DATA SHOWN.

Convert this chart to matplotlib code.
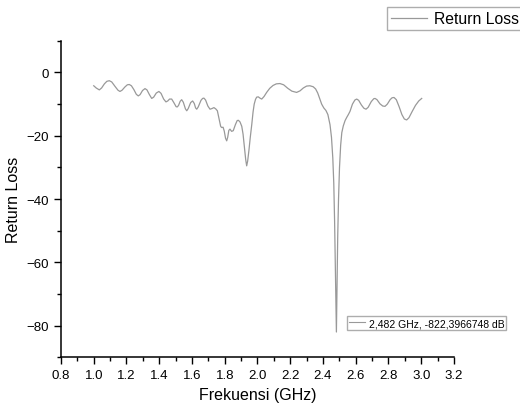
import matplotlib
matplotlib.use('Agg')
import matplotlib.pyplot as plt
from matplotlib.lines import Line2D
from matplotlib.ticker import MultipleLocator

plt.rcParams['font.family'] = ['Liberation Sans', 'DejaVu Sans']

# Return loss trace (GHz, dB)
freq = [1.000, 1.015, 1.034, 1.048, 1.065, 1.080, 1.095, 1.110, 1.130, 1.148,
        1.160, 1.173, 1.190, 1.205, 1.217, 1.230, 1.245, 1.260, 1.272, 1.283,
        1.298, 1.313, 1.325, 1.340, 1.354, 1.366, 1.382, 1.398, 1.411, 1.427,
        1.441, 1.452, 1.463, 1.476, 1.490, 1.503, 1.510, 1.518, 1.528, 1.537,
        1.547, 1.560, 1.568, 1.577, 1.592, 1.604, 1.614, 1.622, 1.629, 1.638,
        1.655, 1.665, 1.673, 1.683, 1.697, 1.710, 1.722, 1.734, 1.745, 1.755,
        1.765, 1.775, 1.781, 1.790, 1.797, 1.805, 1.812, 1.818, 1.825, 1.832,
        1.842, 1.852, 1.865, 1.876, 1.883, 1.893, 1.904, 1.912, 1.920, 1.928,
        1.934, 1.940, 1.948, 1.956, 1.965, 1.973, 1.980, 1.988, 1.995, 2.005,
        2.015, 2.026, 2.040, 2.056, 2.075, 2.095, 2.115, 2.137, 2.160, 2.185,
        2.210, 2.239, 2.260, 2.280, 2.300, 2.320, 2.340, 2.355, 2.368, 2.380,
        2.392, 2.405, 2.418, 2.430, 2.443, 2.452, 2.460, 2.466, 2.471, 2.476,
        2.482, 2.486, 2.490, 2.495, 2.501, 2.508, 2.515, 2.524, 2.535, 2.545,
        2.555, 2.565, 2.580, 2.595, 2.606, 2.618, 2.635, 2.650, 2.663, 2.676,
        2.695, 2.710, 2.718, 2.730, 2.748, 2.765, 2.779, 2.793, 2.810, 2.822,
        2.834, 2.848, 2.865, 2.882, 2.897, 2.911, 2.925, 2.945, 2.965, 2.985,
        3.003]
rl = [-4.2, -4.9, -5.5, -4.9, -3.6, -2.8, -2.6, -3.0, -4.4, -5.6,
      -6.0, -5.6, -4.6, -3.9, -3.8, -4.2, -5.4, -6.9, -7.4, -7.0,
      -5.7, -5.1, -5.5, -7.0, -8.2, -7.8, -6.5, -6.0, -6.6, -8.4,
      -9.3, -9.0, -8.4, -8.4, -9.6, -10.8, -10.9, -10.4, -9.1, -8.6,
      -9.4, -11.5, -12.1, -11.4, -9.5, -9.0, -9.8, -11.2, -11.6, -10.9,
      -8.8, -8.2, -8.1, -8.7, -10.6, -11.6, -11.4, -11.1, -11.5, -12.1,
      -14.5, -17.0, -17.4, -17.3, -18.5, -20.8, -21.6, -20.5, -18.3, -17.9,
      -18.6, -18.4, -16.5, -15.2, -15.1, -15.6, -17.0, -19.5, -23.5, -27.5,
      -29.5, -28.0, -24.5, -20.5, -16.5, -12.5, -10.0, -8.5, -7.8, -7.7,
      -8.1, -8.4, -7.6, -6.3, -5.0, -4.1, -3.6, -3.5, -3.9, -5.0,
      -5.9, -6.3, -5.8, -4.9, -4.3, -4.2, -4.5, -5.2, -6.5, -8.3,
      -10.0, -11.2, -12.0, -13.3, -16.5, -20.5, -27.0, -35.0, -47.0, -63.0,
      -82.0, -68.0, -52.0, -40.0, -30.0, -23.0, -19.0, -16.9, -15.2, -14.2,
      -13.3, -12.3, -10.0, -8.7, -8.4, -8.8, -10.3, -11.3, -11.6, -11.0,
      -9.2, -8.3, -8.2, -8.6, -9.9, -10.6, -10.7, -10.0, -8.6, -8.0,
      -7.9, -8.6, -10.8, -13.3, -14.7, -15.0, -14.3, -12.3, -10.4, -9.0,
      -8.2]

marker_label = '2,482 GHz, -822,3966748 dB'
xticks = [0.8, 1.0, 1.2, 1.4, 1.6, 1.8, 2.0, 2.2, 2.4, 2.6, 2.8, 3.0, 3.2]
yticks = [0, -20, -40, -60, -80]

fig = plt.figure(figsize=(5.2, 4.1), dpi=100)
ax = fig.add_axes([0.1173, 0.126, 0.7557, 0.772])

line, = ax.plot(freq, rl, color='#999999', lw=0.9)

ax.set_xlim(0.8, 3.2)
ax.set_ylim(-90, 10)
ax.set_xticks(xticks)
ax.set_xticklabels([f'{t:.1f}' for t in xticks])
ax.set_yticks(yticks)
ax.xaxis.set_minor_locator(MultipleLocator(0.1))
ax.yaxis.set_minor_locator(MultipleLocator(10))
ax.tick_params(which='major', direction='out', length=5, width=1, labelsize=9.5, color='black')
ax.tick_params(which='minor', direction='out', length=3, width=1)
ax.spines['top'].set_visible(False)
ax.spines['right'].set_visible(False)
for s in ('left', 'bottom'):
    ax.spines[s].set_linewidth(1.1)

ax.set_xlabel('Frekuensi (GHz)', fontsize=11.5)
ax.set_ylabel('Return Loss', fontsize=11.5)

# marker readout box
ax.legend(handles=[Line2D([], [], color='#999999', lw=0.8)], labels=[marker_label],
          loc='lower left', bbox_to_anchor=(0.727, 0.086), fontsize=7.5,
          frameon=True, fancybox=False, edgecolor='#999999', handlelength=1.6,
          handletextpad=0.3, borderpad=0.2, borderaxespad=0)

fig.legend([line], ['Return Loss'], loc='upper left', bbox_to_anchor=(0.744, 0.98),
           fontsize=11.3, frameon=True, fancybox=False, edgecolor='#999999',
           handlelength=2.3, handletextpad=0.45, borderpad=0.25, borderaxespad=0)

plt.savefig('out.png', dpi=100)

PROBLEM STATEMENT.
Only lines belong in the copy: transcribe those from the start of the data through the line that contains "plt.rcParams['font.family'] = ['Liberation", and skip the pictures.

REPLY.
Convert this chart to matplotlib code.
import matplotlib
matplotlib.use('Agg')
import matplotlib.pyplot as plt
from matplotlib.lines import Line2D
from matplotlib.ticker import MultipleLocator

plt.rcParams['font.family'] = ['Liberation Sans', 'DejaVu Sans']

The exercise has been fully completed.